The Cruz campaign is taking direct aim at Rubio’s relatively sparse Florida operation and polls showing Rubio sharply trailing Trump, which one Cruz spokesman likened to a “burning dumpster fire.” Roman said Cruz’s campaign wants to siphon off Rubio’s support — and argued that the senator should drop out of the race.

“We’re making the case to his supporters: ‘We agree with you, and Marco Rubio agrees, too, that he doesn’t want Donald Trump to be the nominee,’ ” Roman said. “ ‘Save yourself the embarrassment of losing your home state and let us consolidate the anti-Trump vote.’ ”

In addition, the Cruz campaign is contemplating ramping up its efforts in Ohio — which also has a March 15 primary — in a bid to damage Ohio Gov. John Kasich, according to a person familiar with internal discussions. Cruz’s campaign declined to comment on any plans for the state.

Together, the efforts make up a high-risk strategy to winnow the field and position Cruz as the last alternative to Trump. It is an approach that even some Cruz allies fear could backfire and aid in Trump’s rise.

But Cruz’s advisers say privately their modeling shows that even if Trump wins both Florida and Ohio, the senator from Texas has a better chance of securing the nomination than with Rubio and Kasich in the race. They are being bolstered by a surge of donations, including major contributions to a network of super PACs allied with his campaign.

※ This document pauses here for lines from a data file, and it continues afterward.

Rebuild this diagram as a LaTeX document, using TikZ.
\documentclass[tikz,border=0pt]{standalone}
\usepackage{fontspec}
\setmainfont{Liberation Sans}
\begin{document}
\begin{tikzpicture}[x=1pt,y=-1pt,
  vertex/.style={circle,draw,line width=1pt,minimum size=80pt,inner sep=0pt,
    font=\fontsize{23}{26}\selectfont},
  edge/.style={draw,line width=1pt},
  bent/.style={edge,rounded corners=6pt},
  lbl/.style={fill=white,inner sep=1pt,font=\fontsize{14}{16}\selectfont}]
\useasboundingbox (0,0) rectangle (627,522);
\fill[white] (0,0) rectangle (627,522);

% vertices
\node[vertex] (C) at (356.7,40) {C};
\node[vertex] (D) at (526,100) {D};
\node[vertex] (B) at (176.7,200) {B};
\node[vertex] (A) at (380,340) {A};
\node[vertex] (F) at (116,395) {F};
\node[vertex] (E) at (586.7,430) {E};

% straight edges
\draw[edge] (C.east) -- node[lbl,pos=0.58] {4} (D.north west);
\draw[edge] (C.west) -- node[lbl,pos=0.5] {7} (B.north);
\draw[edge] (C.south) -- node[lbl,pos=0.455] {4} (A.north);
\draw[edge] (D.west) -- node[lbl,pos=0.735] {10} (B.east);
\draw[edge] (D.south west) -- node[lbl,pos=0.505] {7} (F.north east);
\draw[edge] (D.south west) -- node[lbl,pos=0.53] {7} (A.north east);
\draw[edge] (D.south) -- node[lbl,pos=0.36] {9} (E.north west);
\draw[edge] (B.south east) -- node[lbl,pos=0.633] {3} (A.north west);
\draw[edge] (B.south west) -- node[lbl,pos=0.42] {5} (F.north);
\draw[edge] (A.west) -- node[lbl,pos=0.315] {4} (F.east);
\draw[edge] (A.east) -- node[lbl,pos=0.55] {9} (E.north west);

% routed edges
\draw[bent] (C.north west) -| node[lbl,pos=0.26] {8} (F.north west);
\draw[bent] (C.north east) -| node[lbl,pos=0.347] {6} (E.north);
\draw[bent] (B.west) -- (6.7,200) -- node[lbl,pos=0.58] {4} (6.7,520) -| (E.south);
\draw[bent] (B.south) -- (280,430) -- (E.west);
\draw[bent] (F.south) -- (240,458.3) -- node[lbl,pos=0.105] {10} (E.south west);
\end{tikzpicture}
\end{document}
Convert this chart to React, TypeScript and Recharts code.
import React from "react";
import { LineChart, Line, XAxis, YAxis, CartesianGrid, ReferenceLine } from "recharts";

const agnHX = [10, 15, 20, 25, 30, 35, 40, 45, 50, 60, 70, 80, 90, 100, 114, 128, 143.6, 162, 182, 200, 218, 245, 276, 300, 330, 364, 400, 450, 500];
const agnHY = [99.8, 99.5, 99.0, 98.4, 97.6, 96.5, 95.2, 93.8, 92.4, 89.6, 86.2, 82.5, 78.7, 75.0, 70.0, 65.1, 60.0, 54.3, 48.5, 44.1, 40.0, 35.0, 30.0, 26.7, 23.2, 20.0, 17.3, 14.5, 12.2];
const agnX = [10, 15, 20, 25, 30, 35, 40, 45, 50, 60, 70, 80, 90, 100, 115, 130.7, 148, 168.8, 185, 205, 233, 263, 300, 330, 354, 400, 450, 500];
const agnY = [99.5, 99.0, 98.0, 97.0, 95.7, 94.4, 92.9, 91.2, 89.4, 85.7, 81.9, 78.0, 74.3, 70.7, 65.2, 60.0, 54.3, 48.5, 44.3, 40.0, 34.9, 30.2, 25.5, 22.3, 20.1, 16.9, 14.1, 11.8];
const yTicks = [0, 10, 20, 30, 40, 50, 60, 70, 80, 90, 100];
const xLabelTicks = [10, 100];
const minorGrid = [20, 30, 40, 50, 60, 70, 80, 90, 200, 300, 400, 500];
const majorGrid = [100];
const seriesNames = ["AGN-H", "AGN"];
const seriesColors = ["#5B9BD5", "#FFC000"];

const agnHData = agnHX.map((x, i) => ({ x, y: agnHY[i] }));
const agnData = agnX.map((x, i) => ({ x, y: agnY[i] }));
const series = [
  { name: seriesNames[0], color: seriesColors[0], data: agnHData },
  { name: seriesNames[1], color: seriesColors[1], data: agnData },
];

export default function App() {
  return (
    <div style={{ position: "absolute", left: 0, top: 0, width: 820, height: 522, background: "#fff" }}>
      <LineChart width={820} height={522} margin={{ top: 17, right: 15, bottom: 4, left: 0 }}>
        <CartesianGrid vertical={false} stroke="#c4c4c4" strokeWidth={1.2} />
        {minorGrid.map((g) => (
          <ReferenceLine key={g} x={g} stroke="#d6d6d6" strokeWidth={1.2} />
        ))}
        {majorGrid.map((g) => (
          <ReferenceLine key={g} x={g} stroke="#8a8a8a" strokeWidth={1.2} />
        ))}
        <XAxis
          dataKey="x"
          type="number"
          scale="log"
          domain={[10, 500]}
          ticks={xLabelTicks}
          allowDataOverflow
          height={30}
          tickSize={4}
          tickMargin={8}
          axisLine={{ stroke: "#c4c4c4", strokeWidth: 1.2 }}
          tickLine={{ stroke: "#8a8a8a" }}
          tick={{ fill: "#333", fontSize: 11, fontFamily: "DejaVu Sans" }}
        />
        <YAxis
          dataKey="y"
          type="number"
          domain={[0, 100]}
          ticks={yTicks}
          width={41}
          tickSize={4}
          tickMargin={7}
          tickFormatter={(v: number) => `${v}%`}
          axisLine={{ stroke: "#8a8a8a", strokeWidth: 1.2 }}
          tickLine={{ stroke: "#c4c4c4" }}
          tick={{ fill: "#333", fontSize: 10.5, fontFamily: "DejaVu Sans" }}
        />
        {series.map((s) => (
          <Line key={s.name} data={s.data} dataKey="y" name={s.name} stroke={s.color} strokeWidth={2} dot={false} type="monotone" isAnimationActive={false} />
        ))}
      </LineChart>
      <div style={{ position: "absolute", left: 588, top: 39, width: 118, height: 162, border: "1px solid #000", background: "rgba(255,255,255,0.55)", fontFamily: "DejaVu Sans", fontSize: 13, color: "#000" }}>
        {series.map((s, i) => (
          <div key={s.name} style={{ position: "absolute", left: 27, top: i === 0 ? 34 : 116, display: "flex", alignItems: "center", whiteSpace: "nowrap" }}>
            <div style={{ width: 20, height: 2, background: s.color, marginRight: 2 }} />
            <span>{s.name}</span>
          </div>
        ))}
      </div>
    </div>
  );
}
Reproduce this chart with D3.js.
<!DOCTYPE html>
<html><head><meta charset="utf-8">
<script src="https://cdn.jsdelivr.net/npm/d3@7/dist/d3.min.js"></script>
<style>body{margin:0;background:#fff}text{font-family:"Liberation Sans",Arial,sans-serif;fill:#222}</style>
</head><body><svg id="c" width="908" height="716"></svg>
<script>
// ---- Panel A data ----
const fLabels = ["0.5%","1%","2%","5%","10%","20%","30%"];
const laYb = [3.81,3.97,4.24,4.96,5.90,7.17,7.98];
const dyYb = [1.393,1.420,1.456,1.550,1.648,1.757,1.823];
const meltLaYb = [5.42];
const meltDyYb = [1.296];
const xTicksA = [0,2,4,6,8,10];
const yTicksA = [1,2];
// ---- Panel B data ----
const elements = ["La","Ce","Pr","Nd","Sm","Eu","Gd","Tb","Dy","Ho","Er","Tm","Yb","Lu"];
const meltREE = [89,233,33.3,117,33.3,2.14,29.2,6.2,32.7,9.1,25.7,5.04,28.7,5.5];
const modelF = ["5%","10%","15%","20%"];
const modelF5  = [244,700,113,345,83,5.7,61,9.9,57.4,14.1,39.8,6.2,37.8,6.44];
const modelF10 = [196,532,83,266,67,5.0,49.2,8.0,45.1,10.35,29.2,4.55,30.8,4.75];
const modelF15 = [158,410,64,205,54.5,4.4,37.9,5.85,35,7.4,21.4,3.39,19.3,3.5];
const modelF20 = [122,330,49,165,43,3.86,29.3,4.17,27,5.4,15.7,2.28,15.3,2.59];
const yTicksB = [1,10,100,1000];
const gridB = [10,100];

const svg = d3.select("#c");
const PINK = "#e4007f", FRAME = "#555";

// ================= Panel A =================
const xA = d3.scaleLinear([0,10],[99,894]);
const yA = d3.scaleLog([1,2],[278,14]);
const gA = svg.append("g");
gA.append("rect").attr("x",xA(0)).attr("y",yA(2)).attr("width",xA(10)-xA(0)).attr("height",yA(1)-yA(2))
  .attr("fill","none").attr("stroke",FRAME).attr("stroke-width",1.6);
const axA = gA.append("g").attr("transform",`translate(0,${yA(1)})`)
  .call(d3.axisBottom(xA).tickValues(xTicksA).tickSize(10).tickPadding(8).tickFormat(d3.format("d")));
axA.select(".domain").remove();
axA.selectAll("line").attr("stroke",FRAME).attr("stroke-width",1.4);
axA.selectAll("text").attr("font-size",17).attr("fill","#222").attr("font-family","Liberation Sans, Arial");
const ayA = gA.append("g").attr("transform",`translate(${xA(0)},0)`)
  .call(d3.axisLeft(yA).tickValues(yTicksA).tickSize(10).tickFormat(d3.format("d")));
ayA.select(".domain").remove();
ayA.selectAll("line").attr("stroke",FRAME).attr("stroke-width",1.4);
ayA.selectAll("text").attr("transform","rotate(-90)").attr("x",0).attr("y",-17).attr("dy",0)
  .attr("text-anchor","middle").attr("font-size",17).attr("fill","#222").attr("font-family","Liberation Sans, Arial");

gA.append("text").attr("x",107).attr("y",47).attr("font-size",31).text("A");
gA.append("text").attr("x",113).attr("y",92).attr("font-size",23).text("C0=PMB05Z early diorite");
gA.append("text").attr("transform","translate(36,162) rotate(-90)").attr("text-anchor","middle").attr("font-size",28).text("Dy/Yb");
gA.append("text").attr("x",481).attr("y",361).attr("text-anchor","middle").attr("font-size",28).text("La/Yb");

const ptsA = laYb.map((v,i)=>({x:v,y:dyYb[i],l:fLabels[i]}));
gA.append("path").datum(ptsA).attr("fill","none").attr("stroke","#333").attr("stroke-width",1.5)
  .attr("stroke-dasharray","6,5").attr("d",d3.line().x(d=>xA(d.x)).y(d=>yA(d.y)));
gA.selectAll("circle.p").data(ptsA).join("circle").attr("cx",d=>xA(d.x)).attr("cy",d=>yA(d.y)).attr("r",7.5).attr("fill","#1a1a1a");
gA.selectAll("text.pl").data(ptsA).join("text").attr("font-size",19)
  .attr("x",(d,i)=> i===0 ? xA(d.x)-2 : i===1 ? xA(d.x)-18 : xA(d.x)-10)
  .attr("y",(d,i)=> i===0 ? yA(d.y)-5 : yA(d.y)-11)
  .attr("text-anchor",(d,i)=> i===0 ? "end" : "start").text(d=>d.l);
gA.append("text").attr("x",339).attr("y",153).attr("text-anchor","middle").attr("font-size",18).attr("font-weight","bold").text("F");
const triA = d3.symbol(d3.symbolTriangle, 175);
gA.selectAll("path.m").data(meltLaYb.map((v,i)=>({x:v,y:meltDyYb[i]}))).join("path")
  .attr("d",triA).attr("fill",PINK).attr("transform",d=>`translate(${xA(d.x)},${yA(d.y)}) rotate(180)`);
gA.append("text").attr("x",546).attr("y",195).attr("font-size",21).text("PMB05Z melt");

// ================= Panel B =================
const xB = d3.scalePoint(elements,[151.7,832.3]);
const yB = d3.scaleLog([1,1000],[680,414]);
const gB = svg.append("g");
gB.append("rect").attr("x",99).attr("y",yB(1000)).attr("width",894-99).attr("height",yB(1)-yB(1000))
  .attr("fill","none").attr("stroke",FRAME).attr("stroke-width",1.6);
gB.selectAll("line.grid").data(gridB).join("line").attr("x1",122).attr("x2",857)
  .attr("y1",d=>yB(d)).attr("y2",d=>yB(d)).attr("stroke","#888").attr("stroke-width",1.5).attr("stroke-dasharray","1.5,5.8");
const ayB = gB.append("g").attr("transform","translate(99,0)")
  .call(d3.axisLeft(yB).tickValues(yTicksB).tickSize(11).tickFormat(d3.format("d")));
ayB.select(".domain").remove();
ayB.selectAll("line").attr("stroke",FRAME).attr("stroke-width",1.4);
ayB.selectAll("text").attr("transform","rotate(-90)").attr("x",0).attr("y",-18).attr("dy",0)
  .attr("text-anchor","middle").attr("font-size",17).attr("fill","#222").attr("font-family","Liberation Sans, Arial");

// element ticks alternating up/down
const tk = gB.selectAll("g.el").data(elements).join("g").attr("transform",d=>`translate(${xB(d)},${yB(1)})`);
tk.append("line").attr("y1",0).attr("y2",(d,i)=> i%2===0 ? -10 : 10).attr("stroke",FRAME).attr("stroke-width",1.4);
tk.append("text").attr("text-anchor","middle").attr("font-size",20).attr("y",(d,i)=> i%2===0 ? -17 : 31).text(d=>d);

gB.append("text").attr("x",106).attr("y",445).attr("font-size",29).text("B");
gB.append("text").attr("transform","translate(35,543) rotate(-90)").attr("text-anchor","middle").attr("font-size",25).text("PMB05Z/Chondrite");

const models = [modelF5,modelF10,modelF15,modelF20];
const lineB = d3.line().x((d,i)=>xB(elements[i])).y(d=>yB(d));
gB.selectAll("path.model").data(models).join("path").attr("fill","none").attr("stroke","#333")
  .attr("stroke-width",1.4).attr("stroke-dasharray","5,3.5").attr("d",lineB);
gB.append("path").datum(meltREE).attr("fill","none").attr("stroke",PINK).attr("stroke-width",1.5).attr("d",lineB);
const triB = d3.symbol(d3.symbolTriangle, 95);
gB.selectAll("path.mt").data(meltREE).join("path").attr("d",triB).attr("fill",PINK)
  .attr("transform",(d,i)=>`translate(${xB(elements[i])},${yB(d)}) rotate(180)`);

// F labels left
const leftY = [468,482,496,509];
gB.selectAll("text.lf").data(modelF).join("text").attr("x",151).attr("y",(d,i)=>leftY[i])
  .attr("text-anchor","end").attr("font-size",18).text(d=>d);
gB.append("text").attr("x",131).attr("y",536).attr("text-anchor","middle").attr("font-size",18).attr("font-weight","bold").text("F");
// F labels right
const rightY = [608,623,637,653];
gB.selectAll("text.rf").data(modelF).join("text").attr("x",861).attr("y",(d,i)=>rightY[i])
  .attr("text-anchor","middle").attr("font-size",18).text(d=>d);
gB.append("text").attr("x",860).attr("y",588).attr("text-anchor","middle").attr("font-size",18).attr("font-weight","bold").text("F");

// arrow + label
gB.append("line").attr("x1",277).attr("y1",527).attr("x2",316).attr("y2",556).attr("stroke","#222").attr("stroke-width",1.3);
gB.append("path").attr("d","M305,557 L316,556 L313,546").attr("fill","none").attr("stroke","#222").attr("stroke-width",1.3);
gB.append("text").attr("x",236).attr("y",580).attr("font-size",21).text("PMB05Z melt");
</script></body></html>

A number of those groups consolidated into one large super PAC on Friday. The Trusted Leadership PAC will streamline a constellation of groups supporting Cruz, and they plan to raise money aggressively.

One of the groups now under the umbrella just spent $91,000 to run ads in Kansas, Kentucky and Louisiana ahead of Saturday’s nominating contests in those states, and will drop another $75,000 on social media ads.

Kellyanne Conway, president of one of the super PACs that was consolidated, said the group had planned to stay out of Florida but now may go in.

“On the one hand, it would be easy to stay with our original plan, which is: ‘Don’t spend a penny in Florida because it’s winner take all,’ ” she said. But, she said, “we’re starting to wonder if playing in Florida is probably a great idea because Rubio is doing so poorly there.”

Cruz’s campaign had a clear plan since day one of the campaign: attempt to coalesce the support of conservatives and gobble up as many delegates as possible in March, including a sweep of Southern states in the Super Tuesday contests. But Cruz lost all but two of those states — Oklahoma and Texas — to Trump.

The campaign is now pivoting to states where it thinks it can do well in the next 11 days, including Kansas and Maine, which Cruz has visited recently. The two states hold caucuses, which reward superior organization, and Cruz has spent time and dispatched resources there. He also plans to campaign in Idaho on Saturday, where he has the support of Rep. Raúl R. Labrador and hopes to gain the support of libertarian-minded voters.

“While the map has changed, so have the dynamics of the race. The field is narrowing and winnowing down. It’s a two-man race,” Cruz spokeswoman Alice Stewart said. “Cruz is the only one who has a chance to win.”

Cruz is trying to contain Trump by uniting the Republican party and broadening his appeal to voters who want to stop Trump or are having second thoughts about voting for him.

Cruz has been making overt appeals to people who support other candidates, imploring them to support his candidacy because there is “only one campaign that has repeatedly beaten Donald Trump, and there is only one campaign that can and will beat Donald Trump.”

At the same time, Cruz is playing up his insurgent reputation, slamming Trump for saying during Thursday’s debate that he plans to be flexible on policy.

“ ‘Flexible’ is a Washington code word that he’s going to stick it to the people,” Cruz said Friday in Orono, Maine.

Cruz has been striking a more populist tone in recent days as a way to appeal to Trump’s supporters, bringing up a media report that Trump hired foreign workers instead of Americans and painting illegal immigration as an economic issue that will hurt lower-income Americans.

“You know who isn’t hurt by illegal immigration?” Cruz asked in Maine. “Rich people.”

Unlike Rubio and Kasich, Cruz said, he does not want a brokered convention, calling the idea the “pipe dream of the Washington establishment” that would cause a “revolt” among voters.